My emotional reaction to the people who abandon guinea pigs by a dumpster in the middle of the summer and who can’t control their urge to buy too many pets is one of anger and disgust. Although I think these feelings are appropriate, I also don’t think that irresponsible pet ownership is “their” problem; it isn’t just something that other people do. We are all responsible for the plight of animals, because we live in a culture that encourages impulsive acquisition of pets, that sells animals as objects for human entertainment in the home, and that allows irresponsible behavior to continue unchecked. Social disapproval is a strong shaper of behavior, and those who treat animals as garbage should be subject to stronger negative peer pressure.

How can we increase the odds for animals, and help them avoid the intake desk?
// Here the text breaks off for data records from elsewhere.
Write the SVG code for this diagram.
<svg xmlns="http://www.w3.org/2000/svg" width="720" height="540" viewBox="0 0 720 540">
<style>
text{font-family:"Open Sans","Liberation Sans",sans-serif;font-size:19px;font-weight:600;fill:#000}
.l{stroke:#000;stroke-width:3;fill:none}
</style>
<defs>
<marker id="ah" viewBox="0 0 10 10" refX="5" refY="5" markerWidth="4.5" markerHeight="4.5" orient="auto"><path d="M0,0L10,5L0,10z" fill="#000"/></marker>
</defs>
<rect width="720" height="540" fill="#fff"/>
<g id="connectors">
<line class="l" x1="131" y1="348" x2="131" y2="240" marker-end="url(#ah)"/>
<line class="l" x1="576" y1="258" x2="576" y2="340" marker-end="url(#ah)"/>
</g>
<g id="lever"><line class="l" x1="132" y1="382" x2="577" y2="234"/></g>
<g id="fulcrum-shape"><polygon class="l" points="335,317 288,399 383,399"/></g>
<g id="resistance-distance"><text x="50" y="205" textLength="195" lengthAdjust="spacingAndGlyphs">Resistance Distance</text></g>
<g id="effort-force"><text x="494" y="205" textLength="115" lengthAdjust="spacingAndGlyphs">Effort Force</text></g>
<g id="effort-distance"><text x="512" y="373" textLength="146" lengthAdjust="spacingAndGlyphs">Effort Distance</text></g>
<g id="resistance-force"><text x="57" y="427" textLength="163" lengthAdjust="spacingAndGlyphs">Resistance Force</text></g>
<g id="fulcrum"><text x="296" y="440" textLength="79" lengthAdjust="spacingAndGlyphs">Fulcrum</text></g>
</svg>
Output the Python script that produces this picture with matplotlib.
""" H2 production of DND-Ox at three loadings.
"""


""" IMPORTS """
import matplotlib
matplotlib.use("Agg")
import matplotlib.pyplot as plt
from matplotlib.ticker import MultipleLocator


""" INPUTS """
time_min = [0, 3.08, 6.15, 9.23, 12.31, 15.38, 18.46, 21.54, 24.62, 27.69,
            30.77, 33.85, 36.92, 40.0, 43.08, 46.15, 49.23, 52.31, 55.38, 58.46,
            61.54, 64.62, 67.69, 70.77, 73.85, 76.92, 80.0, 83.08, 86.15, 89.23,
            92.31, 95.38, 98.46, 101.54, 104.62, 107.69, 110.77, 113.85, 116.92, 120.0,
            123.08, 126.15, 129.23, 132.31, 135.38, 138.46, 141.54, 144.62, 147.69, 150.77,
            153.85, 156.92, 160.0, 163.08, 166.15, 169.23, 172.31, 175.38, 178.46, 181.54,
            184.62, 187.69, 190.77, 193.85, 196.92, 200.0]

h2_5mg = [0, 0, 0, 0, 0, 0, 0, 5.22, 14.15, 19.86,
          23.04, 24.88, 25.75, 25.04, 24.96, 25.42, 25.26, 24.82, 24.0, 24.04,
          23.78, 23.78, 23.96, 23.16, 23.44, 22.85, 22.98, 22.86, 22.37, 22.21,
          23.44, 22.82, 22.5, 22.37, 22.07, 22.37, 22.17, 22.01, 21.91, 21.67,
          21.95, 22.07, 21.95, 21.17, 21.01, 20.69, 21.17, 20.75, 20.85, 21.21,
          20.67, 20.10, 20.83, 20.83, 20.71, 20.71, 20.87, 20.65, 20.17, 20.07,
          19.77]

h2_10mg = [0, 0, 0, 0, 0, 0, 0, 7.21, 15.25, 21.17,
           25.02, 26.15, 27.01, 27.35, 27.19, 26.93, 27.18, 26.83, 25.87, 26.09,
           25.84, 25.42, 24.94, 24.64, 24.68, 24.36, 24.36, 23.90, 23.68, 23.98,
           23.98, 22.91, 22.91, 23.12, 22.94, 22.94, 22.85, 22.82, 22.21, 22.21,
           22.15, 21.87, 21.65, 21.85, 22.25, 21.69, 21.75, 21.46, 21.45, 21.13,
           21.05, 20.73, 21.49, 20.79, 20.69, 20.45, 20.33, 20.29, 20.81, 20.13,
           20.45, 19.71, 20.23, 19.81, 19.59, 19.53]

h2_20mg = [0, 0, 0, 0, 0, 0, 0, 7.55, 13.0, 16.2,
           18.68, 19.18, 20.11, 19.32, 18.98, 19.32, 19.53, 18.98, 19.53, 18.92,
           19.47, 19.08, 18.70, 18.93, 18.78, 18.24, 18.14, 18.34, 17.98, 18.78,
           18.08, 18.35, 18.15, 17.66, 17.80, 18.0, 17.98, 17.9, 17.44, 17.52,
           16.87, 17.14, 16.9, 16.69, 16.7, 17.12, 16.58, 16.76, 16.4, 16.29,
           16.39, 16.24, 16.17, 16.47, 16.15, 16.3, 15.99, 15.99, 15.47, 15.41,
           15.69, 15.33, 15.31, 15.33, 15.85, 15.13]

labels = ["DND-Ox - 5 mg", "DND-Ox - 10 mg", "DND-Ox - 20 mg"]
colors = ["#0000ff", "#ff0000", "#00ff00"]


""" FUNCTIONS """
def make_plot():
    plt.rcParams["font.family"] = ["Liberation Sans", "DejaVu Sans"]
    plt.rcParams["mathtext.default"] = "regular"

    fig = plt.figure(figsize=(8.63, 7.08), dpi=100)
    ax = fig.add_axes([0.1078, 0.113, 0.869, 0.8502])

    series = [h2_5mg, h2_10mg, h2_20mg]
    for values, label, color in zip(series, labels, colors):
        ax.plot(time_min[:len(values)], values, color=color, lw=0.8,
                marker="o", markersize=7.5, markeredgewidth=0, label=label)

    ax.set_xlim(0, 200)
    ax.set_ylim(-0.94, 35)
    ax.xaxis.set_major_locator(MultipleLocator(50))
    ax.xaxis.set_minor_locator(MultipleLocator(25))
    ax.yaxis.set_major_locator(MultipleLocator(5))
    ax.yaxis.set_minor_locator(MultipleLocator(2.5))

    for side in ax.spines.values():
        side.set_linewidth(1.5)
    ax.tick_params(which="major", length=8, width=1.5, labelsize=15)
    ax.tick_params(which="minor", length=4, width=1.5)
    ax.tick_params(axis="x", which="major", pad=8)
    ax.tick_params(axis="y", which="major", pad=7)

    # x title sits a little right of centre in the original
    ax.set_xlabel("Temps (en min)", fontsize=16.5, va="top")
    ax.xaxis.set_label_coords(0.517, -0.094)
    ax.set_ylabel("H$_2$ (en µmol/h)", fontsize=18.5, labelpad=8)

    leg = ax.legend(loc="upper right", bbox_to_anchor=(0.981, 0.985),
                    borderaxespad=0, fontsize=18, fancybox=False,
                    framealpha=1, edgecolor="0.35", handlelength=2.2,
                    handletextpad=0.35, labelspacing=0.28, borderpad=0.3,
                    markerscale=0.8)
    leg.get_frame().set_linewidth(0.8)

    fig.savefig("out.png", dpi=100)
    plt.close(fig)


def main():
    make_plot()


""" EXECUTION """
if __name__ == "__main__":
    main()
First, we can prohibit the sale of live animals like Guinea pigs in stores. Many communities have already done this for dogs and cats; we can also do this for small mammals, birds, reptiles, amphibians, and fish. There are plenty of homeless animals—enough to fill the current demand. Second, those who have decided to bring an animal into their home can adopt from the local shelter. This is just as important with small mammals, birds, reptiles, and other creatures who often have a harder time getting out of the shelter system than dogs or cats. (Not all shelters take birds, reptiles, or exotics. But many communities have rescue organizations that handle these species. Our community, for example, has a reptile rescue.) Third, all prospective pet owners (or guardians) can make sure that the decision to acquire an animal is well-considered and not made on impulse. We ought to recognize that an animal is not an object, like a T-shirt or new pair of shoes, that can be recycled or thrown away. Taking care of an animal is time-consuming and expensive. The monetary cost of an animal is not a reflection of their value and even “cheap” pets like Guinea pigs require effort, money, time, and long-term commitment.